4) The 3rd party. A buyer relying on jewelry appraisals for resale to make a purchase is an unidentified intended user. This reliance has some important liability and ethical concerns for the appraiser. If the buyer calls the appraiser, it is unethical for us to discuss our client’s property with them without specific permission to do so, and even then with caution. Even after the sale, we have no way of knowing if the property has been altered without a new inspection. This is a new appraisal for a new client and there is now a conflict of interest with the first client. GIA solves this by offering a ‘free’ matching service but this kind of thing can be a real problem for appraisers. First, it’s not free, it’s prepaid. Look at GIA’s rates. Is it really appropriate to charge every client for this, even the ones who don’t use it? Second, wear on jewelry is a progressive thing. The GIA verification is a yes or no question but jewelry customers would rarely count it as satisfactory to provide a yes/no kind of answer when the difference is wear that some might count as important and others might describe as minor.
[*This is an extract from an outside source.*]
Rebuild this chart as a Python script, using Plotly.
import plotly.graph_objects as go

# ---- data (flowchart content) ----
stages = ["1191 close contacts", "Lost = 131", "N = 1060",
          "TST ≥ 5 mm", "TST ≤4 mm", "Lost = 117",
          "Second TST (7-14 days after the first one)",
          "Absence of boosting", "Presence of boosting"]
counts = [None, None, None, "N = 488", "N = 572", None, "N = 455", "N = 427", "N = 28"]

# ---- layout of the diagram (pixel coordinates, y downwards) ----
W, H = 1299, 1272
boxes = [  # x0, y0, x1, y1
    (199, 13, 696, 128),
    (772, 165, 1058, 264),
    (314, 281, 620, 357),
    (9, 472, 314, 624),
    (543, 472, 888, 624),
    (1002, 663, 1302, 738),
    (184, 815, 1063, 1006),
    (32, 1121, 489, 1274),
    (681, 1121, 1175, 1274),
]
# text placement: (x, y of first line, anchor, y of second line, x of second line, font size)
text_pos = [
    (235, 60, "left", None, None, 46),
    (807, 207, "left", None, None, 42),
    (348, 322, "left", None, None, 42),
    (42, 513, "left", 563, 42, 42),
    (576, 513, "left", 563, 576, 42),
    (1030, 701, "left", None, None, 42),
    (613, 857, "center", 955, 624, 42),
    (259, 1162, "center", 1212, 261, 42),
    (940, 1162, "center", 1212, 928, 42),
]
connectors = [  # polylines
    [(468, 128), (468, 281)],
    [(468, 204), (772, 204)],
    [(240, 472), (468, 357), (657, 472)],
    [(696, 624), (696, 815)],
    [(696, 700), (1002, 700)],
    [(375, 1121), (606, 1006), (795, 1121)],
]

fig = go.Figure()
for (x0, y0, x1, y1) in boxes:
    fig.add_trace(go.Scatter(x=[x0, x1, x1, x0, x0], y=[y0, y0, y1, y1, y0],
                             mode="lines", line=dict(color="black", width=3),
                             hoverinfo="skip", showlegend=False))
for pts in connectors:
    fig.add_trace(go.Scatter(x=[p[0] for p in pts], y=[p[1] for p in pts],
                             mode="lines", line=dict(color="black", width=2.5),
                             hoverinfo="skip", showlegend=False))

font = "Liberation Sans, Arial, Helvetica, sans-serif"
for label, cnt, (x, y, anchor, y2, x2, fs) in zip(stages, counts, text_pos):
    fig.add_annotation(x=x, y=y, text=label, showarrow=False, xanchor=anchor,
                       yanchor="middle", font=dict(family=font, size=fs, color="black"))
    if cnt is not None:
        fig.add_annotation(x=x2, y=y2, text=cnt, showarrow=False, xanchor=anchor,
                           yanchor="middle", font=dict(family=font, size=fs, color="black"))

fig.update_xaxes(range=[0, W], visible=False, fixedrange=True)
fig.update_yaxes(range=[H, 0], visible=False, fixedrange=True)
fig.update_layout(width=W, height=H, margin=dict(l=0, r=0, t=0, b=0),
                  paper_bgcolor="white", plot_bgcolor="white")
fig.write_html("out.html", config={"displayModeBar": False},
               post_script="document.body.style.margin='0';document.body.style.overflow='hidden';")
Third, the buyer is likely to be interested in more information that is not contained on the original report, like a value. Is it ethical to do an appraisal for a seller, prepare a sales report (which will be a separate report from the appraisal) and then do an appraisal for the buyer? What about the client confidentiality with the seller?

My contemplated solution to this is some sort of document containing a description, photos, grading reports, etc. but no price, no market and no client specific data. Give the client a copy of jewelry appraisals for resale and provide an online version that makes it difficult for the client to alter it. Allow the client permission to use this for advertising purposes. This may or may not be in addition to an appraisal for that client. Get written permission from the client to offer appraisal services to buyers and potential buyers who may want them without releasing personal information about the seller. A new appraisal would be just that, a new appraisal.